As I mentioned above, Rosa Bianca eggplant is great for Eggplant Parmesan. Here’s a great recipe you can try using ingredients you can get at Bi-Rite Market.
Eggplant Parm is a staple of Italian-American cuisine, served at almost every red sauce joint in the USA. I first became enamored of this dish while living in New York City during college, where I had it between sesame rolls as a hero or over spaghetti with marinara. It’s a hearty, filling dish, and a beautiful way to showcase the meatiness of eggplant. Though it’s served year-round at many restaurants, I like to wait for local heirloom eggplant; Full Belly Farm’s Rosa Bianca eggplant, a Sicilian heirloom varietal, is my absolute favorite in this dish. It’s a large, bulbous type, with skin blushing from deep to lavender purple to white. It looks like a watercolor, and has no bitterness and a thin skin. Any larger eggplant varietal will work, such as Globe or Barbarella, another Italian heirloom variety that we are growing at Bi-Rite Farm in Sonoma!
Traditionally, Eggplant Parmesan is made with thick slices of eggplant that are fried (sometimes battered, floured or breaded and sometimes not), and then layered with tomato sauce, mozzarella, parmesan, basil, and (sometimes) hard-boiled egg slices. The eggplant can also be grilled, broiled or baked for a lighter version.
Here are two variations that I like to make. The first is a Spiced Eggplant Parmesan, made with a little garam masala in the breading and ginger and chiles in the tomato sauce. The second is a lighter version I came up with during last week’s heat wave, a bit more fit for a hot summer day than the traditional version.
Spiced Eggplant Parmesan
- Basic Fried Eggplant
- 2-3 large eggplant, such as Rosa Bianca, Barbarella or Globe
- Kosher salt, pepper, dried herbs such as oregano, thyme; garam masala for the spiced version
- 1 cup all-purpose flour
- 2 eggs
- 2-3 tablespoons milk, water, or buttermilk
- 1 ½ cups Panko breadcrumbs
- Canola, peanut or other neutral oil for frying
Wash the eggplant, peel if desired (I don’t, usually, unless the skin is very thick), and cut into thick 1-inch rounds. Place in a strainer over a bowl or sink. Salt liberally on both sides, rubbing the salt on a little to make sure it’s coated. Set aside to drain for 1 hour while you prep the rest. The salt helps draw out excess water, to prevent your parm from getting soggy when fried. It also seasons and tenderizes the eggplant, and draws out any bitterness that might be present.

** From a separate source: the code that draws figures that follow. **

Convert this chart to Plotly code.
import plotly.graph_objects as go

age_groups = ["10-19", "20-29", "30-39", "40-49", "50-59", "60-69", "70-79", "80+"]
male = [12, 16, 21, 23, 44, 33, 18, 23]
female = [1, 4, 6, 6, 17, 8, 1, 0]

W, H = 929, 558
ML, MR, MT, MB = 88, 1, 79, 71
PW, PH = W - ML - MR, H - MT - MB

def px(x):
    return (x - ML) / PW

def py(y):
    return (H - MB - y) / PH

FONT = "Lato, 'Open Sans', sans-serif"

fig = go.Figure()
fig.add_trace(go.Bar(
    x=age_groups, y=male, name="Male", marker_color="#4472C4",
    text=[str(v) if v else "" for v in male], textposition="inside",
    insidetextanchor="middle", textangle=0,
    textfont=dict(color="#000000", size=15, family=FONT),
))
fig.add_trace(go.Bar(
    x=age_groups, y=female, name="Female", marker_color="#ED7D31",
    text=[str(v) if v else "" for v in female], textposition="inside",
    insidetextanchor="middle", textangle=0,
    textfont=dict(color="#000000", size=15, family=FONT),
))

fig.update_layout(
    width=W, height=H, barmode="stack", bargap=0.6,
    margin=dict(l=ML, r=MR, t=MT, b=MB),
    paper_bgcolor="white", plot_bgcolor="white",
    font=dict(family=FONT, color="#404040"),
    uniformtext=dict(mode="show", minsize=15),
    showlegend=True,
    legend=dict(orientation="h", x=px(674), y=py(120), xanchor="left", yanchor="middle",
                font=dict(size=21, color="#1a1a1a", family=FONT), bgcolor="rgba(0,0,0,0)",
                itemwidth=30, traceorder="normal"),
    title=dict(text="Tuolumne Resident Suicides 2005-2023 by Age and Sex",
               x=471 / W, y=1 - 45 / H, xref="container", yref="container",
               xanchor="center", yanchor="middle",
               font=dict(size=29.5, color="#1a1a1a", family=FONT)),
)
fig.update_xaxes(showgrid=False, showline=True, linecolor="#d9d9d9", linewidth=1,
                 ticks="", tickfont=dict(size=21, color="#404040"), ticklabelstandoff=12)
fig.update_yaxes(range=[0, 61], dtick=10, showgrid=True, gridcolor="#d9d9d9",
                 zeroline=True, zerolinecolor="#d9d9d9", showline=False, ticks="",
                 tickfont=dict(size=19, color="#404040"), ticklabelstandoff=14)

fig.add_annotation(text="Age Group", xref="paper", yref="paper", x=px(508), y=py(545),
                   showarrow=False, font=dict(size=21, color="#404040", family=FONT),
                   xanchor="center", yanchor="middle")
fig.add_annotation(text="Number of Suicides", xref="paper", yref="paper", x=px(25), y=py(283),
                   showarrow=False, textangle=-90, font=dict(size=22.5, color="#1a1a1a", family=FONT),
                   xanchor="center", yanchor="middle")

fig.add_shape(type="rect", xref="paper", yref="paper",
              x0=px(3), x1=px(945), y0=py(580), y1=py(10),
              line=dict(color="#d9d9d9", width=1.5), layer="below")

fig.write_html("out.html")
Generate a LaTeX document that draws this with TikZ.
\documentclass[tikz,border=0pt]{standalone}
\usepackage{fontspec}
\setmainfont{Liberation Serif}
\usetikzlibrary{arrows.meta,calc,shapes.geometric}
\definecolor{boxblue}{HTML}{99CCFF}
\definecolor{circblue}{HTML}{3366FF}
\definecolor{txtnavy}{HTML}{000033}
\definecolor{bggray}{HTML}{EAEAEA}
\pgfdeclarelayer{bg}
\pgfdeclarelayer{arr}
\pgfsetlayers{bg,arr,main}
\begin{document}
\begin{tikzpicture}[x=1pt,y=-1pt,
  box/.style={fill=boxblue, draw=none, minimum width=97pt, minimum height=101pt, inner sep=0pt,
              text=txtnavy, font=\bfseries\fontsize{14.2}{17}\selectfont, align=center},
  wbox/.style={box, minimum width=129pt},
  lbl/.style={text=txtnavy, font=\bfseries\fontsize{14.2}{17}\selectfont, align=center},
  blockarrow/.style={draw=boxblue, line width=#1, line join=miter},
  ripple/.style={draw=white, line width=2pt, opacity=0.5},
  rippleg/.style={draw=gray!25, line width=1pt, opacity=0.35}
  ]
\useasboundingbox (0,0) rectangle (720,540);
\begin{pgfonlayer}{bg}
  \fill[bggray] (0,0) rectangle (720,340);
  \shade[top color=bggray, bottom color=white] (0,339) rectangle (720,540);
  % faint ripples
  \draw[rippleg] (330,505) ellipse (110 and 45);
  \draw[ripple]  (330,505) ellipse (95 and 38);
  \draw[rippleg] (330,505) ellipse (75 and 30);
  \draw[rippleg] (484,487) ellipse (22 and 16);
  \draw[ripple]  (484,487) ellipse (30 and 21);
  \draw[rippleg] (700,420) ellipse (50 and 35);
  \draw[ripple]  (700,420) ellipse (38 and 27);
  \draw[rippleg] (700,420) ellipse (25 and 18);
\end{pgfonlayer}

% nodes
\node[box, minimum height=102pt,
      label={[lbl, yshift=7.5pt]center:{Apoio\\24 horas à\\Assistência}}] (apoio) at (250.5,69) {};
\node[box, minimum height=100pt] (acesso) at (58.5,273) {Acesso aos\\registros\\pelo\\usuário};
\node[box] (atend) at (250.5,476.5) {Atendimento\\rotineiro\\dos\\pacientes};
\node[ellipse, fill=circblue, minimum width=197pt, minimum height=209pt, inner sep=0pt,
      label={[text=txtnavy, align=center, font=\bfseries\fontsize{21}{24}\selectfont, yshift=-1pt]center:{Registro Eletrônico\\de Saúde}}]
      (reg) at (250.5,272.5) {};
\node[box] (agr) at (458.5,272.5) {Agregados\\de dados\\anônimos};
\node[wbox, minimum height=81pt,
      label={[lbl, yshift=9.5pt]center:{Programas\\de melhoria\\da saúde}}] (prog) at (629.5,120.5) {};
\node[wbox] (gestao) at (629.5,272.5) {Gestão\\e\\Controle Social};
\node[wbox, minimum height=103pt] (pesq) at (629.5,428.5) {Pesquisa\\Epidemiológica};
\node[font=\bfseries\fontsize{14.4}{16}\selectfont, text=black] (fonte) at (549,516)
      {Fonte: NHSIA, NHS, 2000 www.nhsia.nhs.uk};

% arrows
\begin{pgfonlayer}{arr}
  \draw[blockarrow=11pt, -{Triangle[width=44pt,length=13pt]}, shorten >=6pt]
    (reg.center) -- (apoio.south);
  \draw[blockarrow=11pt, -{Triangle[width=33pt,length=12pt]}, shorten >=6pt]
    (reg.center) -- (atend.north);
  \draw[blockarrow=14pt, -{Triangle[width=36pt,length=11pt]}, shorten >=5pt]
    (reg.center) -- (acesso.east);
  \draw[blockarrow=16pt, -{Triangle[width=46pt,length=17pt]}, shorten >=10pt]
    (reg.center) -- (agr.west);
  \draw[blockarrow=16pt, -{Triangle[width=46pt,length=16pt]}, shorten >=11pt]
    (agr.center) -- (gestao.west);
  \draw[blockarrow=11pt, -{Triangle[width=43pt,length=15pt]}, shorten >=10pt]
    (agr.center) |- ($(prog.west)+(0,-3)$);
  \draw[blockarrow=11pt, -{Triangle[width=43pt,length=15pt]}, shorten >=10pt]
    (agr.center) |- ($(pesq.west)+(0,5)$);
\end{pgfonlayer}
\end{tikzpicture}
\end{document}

Set up three shallow bowls or pie plates, with a clean plate or tray at the end. Put the flour in one, add a big pinch of salt, some pepper, and a big pinch of garam masala or any other spices you want. Whisk it. Crack the eggs into the second bowl, whisk with enough milk or water to loosen slightly, and a pinch of salt. Put the breadcrumbs into the third, add salt and any other seasonings you’re using (about 1 tsp garam masala and 1 tsp dried herbs for the spiced version).
Press on the eggplant lightly and brush off any excess salt (most of it drains away with the water). Dip into flour, flip and roll around to coat it on all sides. Shake off and pat lightly to remove excess. Next, dip it in the egg mixture, flip and shake off excess (tip: use one hand only to dip into the wet ingredients and keep one dry; monster-fingers form very quickly!). Last, dip the eggplant into the breadcrumbs, patting them lightly on both sides to make sure it gets an even coat. Roll it around on its side, then shake lightly and place on a tray or platter. This can be done ahead of time – bread it all and store covered in the fridge until ready to fry.
To fry: heat up a cast-iron skillet or another pan with an inch or so of canola oil. You want it to be fairly hot but not smoking; the eggplant will cool down the oil a lot when it goes in, and if it gets too cold your eggplant will absorb tons of oil and become greasy and heavy. If it’s too hot, the breading will burn before the eggplant cooks fully. To test it, drop a little piece of the breading in. It should bubble and float right to the top. Drop the eggplant slices in gently, 4-5 at a time, so that they still have room to float around. Fry for 3-5 minutes on the first side, until golden brown, then flip and fry the other side for a few minutes. Keep moving them around and checking them to get an even brown; you might have to flip back and forth a few times. Remove to a tray lined with paper towels. Season with a little salt and pepper while still hot and cut one open to see how it’s cooked – it should be creamy, not spongy. If it’s not fully cooked, turn your oil down a bit and let them go a few more minutes, or finish in the oven.
For Spiced Eggplant Parm:
Layer fried eggplant with spiced tomato sauce (your favorite recipe, just add a teaspoon of garam masala, a knob of minced ginger and a little fresh chile with the onions and garlic), fresh mozzarella (I’m obsessed with Point Reyes Mozz right now; it’s cultured so it has a little twang and a little salt from the brine), grated parmesan cheese, and torn basil. Bake or broil until the cheese is melty. Finish with more grated parm and fresh basil.
For Summertime Eggplant Parm:
Arrange the fried eggplant on a platter, alternating with sliced fresh mozzarella and grated parm, or put a ball of burrata in the middle for an extra-special treat. Chop up a mix of heirloom and cherry tomatoes, toss with olive oil, basil, salt & balsamic and spoon over the fried eggplant and cheese. Finish with lots of fresh basil and olive oil. Totally untraditional but a really refreshing take on it, which makes sense since eggplant comes around mid-summer.